Visual rhetoric and multimodal composition theories influenced the project’s structure. Readings on design, audience engagement, and multimodal communication shaped how text, visuals, spacing, brand colors, and audio worked together to convey a consistent message. The brochure use persuasive language, strategic white space, luxury automotive imagery, and pink branding elements to create both professionalism and personality.

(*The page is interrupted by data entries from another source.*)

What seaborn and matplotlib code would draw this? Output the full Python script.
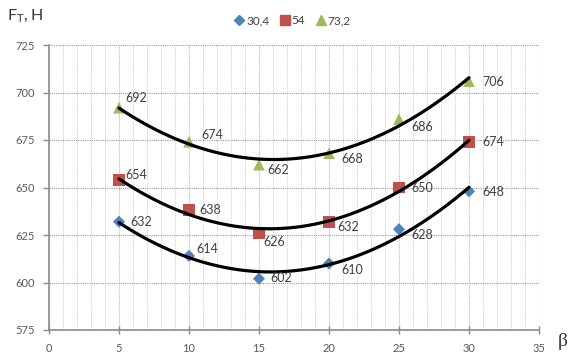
import numpy as np
import pandas as pd
import matplotlib
matplotlib.use("Agg")
import matplotlib.pyplot as plt
import seaborn as sns
from matplotlib.ticker import MultipleLocator
from matplotlib.lines import Line2D

# ---- data ----
beta = [5, 10, 15, 20, 25, 30]
series_names = ["30,4", "54", "73,2"]
f_304 = [632, 614, 602, 610, 628, 648]
f_54 = [654, 638, 626, 632, 650, 674]
f_732 = [692, 674, 662, 668, 686, 706]
x_ticks = [0, 5, 10, 15, 20, 25, 30, 35]
y_ticks = [575, 600, 625, 650, 675, 700, 725]

df = pd.DataFrame({
    "beta": beta * 3,
    "F": f_304 + f_54 + f_732,
    "series": [s for s in series_names for _ in beta],
})

# ---- styles ----
colors = ["#4F81BD", "#C0504D", "#9BBB59"]
markers = ["D", "s", "^"]
msizes = [38, 70, 70]
# label offsets in pixels (dx, dy) – dy positive = up
offsets = [
    [(11, 0), (7, 7), (11, 1), (12, -7), (12, -6), (13, -1)],
    [(6, 5), (10, 0), (4, -9), (8, -5), (12, 0), (13, 0)],
    [(6, 10), (12, 7), (8, -5), (12, -6), (12, -8), (13, -1)],
]

sns.set_theme(style="white")
plt.rcParams["font.family"] = ["Lato", "DejaVu Sans"]

fig = plt.figure(figsize=(5.71, 3.56), dpi=100)
ax = fig.add_axes([49 / 571, 1 - 330 / 356, 490 / 571, 285 / 356])

for i, name in enumerate(series_names):
    sub = df[df["series"] == name]
    sns.regplot(data=sub, x="beta", y="F", order=2, ci=None, scatter=False,
                truncate=True, ax=ax,
                line_kws=dict(color="black", lw=2.3, zorder=3))
    sns.scatterplot(data=sub, x="beta", y="F", marker=markers[i], s=msizes[i],
                    color=colors[i], edgecolor="none", linewidth=0, ax=ax, zorder=2)
    for j, (xv, yv) in enumerate(zip(sub["beta"], sub["F"])):
        dx, dy = offsets[i][j]
        ax.annotate(f"{yv}", (xv, yv), xytext=(dx, dy), textcoords="offset pixels",
                    ha="left", va="center", fontsize=9, color="#404040", zorder=4)

ax.set_xlim(0, 35)
ax.set_ylim(575, 725)
ax.set_xticks(x_ticks)
ax.set_yticks(y_ticks)
ax.xaxis.set_minor_locator(MultipleLocator(1))
ax.set_xlabel("")
ax.set_ylabel("")

ax.grid(which="major", axis="y", color="#9a9a9a", linestyle=(0, (1, 1)), lw=0.8)
ax.grid(which="major", axis="x", color="#b8b8b8", linestyle=(0, (1, 1)), lw=0.8)
ax.grid(which="minor", axis="x", color="#cfcfcf", linestyle=(0, (1, 1)), lw=0.7)
ax.set_axisbelow(True)

for s in ["top", "right"]:
    ax.spines[s].set_visible(False)
for s in ["left", "bottom"]:
    ax.spines[s].set_color("#8c8c8c")
    ax.spines[s].set_linewidth(1.2)

ax.tick_params(axis="y", which="major", left=True, length=4, width=1, color="#8c8c8c",
               direction="out", labelsize=8, labelcolor="#595959", pad=6)
ax.tick_params(axis="x", which="major", bottom=True, length=6, width=1, color="#8c8c8c",
               direction="inout", labelsize=8, labelcolor="#595959", pad=6)
ax.tick_params(axis="x", which="minor", bottom=False)

fig.text(7 / 571, 1 - 16 / 356, "F$_\\mathregular{T}$, Н", fontsize=11.5, color="#333333",
         ha="left", va="center")
fig.text(563 / 571, 1 - 341 / 356, "β", fontsize=14, color="#333333", ha="center",
         va="center", family=["Liberation Serif", "DejaVu Serif"])

handles = [Line2D([], [], marker=markers[i], color=colors[i], linestyle="none",
                  markersize=[5, 7, 7][i]) for i in range(3)]
fig.legend(handles, series_names, loc="center", bbox_to_anchor=(292 / 571, 1 - 21 / 356),
           ncol=3, frameon=False, fontsize=8.5, handletextpad=0.1, columnspacing=0.8,
           handlelength=1.0, labelcolor="#404040")

fig.savefig("out.png", dpi=100, facecolor="white")
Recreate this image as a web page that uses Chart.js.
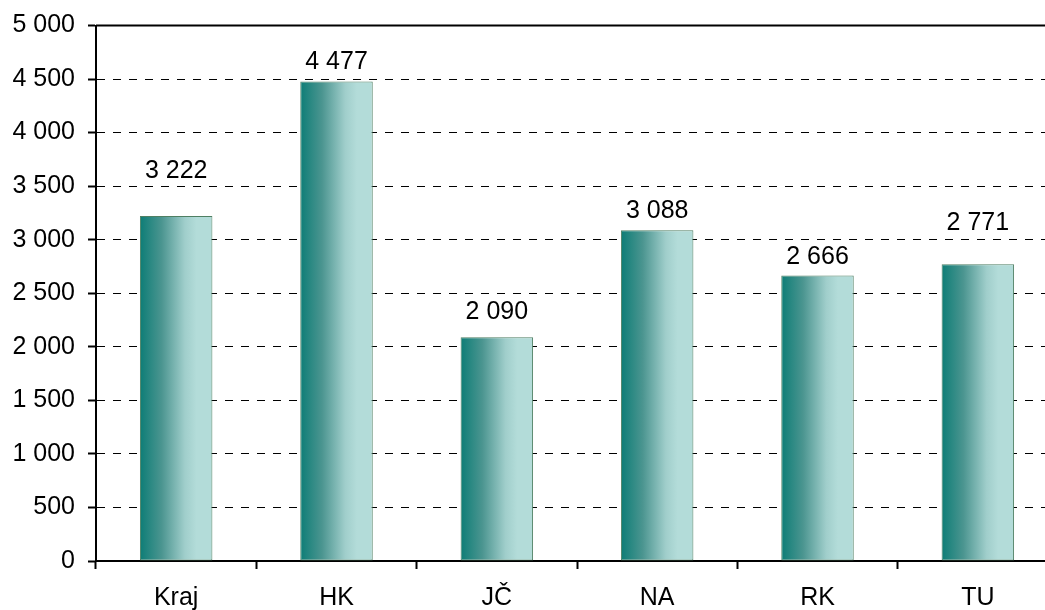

The project materials were created digitally using Canva and other multimedia editing platforms. The podcast was recorded using Audacity as a self-interview format and paired with visual branding elements that align with the Let’s Go Buy A Car identity and slogan: Know More. Pay Less. Drive Happy.
Reflection
This project changed the way I think about composition by pushing me beyond traditional academic writing into full-fledged multimodal storytelling. Instead of focusing only on words, I had to think about how visuals, layout, branding, tone, audio, and audience interaction all work together to create meaning. The design thinking process helped me focus more intentionally on the user experience and how people emotionally respond to both visuals and messaging.
Compared to a traditional writing assignment, this project required much more strategic planning and creativity. Every design choice mattered, from font size and color selection to image placement and pacing within the podcast. I also had to think carefully about branding consistency across different media formats. That process made me realize how much communication happens visually before someone even reads a single sentence.
One thing I was most satisfied with was the overall branding consistency between the brochures and the podcast. The materials feel connected and professional while still sounding authentic to my personality and business approach. I was also proud to create a project that serves both academic and real-world business purposes.
The most challenging part was balancing professionalism with personality. I wanted the brochures and podcast to feel informative and polished without sounding overly corporate or disconnected from real people. Since the project is tied directly to my business, authenticity was extremely important.
This project was strongly influenced by multimodal composition theories and readings that discussed visual rhetoric, audience-centered communication, and design as writing. The project reflects ideas from scholars who emphasize that communication is no longer limited to alphabetic text alone. Audio, visuals, spatial arrangement, and digital presentation all contribute to meaning-making. I intentionally followed some promotional design conventions, such as bold headlines and persuasive messaging, while also breaking traditional business brochure conventions by using conversational language and more personality-driven branding.
Overall, this project reinforced that effective communication is not just about delivering information. It is about creating an experience people remember.